Let me continue with your message there. I want to commend my premier, Wab Kinew, and the NDP in Manitoba. What they envisioned is now an inclusionary process of indigenous governments playing a role in the future of energy. In Manitoba right now, there are 600 megawatts put out for tender, but it's only for indigenous governments to bid on. They must always maintain 51% ownership. We are actually bidding right now with our government on 200-300 megawatts, and that's going to light up Ottawa. If you want to know how much power that is, it's a lot of power. When you start looking at it, that's a good example of how it can be done.
We're also looking at the future of the Port of Churchill. Again, there'll be a very big role for indigenous governments to be owners and participants. Industry has reversed the ideology of us knocking on the door and begging industry for a job. The wraparound now, the change, is that industry is now knocking on our door. We have 100% control. Only we can tender for this, and only we can own this. It's a different change maker, but it's a big one.
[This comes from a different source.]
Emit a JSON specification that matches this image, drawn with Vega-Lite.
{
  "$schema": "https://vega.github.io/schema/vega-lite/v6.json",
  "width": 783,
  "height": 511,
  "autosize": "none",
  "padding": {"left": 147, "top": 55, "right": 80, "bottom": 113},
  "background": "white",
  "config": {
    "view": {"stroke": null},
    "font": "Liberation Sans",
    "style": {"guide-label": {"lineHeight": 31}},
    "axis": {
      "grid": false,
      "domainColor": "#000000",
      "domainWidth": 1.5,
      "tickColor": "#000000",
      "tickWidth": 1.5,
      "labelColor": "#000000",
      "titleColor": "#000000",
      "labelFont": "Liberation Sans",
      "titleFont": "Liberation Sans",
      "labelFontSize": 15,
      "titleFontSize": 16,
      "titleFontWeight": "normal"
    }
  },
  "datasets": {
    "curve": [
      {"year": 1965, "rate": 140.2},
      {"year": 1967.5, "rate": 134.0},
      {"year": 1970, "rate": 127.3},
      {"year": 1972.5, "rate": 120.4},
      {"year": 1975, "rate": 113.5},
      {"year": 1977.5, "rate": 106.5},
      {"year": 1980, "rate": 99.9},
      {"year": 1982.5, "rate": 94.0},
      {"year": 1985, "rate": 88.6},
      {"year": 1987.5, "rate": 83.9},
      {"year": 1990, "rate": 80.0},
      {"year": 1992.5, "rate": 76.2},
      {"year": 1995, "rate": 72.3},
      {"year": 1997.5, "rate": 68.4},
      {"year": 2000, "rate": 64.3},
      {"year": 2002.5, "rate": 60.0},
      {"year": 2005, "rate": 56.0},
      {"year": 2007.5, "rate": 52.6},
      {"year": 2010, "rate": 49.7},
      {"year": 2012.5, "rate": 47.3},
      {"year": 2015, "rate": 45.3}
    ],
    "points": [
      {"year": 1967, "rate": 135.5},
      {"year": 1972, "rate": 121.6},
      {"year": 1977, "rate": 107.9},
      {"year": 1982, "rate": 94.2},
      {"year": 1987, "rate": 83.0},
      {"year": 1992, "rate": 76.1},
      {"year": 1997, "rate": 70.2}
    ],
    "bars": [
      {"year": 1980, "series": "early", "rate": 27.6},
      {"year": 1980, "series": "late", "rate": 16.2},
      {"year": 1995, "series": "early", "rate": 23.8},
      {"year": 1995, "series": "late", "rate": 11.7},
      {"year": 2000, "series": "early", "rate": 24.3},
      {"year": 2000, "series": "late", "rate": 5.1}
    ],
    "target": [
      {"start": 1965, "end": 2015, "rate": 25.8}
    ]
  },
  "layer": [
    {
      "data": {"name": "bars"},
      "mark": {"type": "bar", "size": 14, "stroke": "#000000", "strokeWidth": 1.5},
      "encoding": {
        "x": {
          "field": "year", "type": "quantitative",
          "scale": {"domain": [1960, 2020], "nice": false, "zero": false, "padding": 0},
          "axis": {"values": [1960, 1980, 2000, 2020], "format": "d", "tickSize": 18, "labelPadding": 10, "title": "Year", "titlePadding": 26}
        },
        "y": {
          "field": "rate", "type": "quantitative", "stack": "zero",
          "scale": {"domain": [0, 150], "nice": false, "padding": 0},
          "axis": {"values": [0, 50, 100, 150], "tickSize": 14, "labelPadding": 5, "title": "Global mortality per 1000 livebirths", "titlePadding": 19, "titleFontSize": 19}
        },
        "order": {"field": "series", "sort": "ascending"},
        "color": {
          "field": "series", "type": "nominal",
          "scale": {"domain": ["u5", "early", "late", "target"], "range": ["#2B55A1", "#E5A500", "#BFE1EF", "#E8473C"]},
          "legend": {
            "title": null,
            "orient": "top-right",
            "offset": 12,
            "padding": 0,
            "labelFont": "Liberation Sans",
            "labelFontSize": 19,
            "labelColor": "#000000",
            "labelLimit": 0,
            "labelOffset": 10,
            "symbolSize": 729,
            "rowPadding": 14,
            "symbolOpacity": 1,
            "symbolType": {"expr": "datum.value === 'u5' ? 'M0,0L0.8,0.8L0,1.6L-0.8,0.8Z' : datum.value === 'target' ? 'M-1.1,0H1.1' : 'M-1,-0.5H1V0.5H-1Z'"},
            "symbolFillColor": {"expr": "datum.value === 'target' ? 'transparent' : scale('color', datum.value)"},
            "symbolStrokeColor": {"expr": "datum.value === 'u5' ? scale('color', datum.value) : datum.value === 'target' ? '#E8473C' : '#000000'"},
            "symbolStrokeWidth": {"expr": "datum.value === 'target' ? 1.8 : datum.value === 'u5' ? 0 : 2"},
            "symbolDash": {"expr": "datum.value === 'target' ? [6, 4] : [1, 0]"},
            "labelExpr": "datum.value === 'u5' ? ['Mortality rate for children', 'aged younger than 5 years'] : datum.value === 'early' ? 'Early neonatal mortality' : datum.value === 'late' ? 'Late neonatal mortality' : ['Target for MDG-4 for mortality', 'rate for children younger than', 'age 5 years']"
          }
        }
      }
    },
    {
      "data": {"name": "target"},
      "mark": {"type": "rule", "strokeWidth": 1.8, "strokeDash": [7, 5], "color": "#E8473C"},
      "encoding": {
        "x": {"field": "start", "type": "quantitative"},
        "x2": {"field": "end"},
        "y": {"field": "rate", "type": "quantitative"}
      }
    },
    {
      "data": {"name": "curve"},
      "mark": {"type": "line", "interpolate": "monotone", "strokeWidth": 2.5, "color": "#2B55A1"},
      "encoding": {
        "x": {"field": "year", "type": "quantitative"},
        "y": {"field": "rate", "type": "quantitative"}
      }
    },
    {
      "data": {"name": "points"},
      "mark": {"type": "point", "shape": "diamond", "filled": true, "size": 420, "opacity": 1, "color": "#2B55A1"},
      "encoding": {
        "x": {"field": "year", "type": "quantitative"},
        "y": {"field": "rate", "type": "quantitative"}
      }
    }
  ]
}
Enbridge is another example. We have a very good partnership with Enbridge. The president and I had a good relationship. Do you know what happens and the danger of that? That's why there are questions of what type of security we should have, and what kind of protection we should have if we allow national interests and national companies, maybe not even from Canada, to come and bid on making pipelines, making mines or taking natural resources? They're going to be after us.
With Enbridge, for example, we had a bid from an American company. We partnered with an American company and we won the bid. Right after we won the bid, the American company came back to us and said, “Okay, now we're going to renegotiate your percentage.” We said, “Whoa, wait a second. You won the bid based on our numbers and your numbers. You can't come back and change it.” The company said, “Yes, we can.” I met the president of Enbridge. He contacted the company and said that if it did not honour that bid, it would be out, it would be gone. Trust me, it honoured the bid immediately. It takes a good relationship for the president to take it seriously and call the component that was bidding on this, trying to, I would say, cheat us at the end of the day.
We have to be careful with big companies because, as I said, shareholders are their bosses, and that's who they report to. However, at the end of the day, we need to make sure there are guaranteed set-asides. We need to ensure there are guaranteed assurances that industry must—must and shall, and all the proper legal jargon you want to use—have no choice but to have us at the table on the inclusionary and the environmental side.
What does worry me is that if it's not government-to-government and nation-to-nation...That's what your government has been proposing now for quite a number of years. It's essential it stays that way. I have no disrespect to David Suzuki. I'm a very big fan of his. However, when people keep talking about indigenous people, they never ask me what my views are. They speak on us and about us. I'm not criticizing them, but I just don't like it when somebody speaks about my issues and my concerns.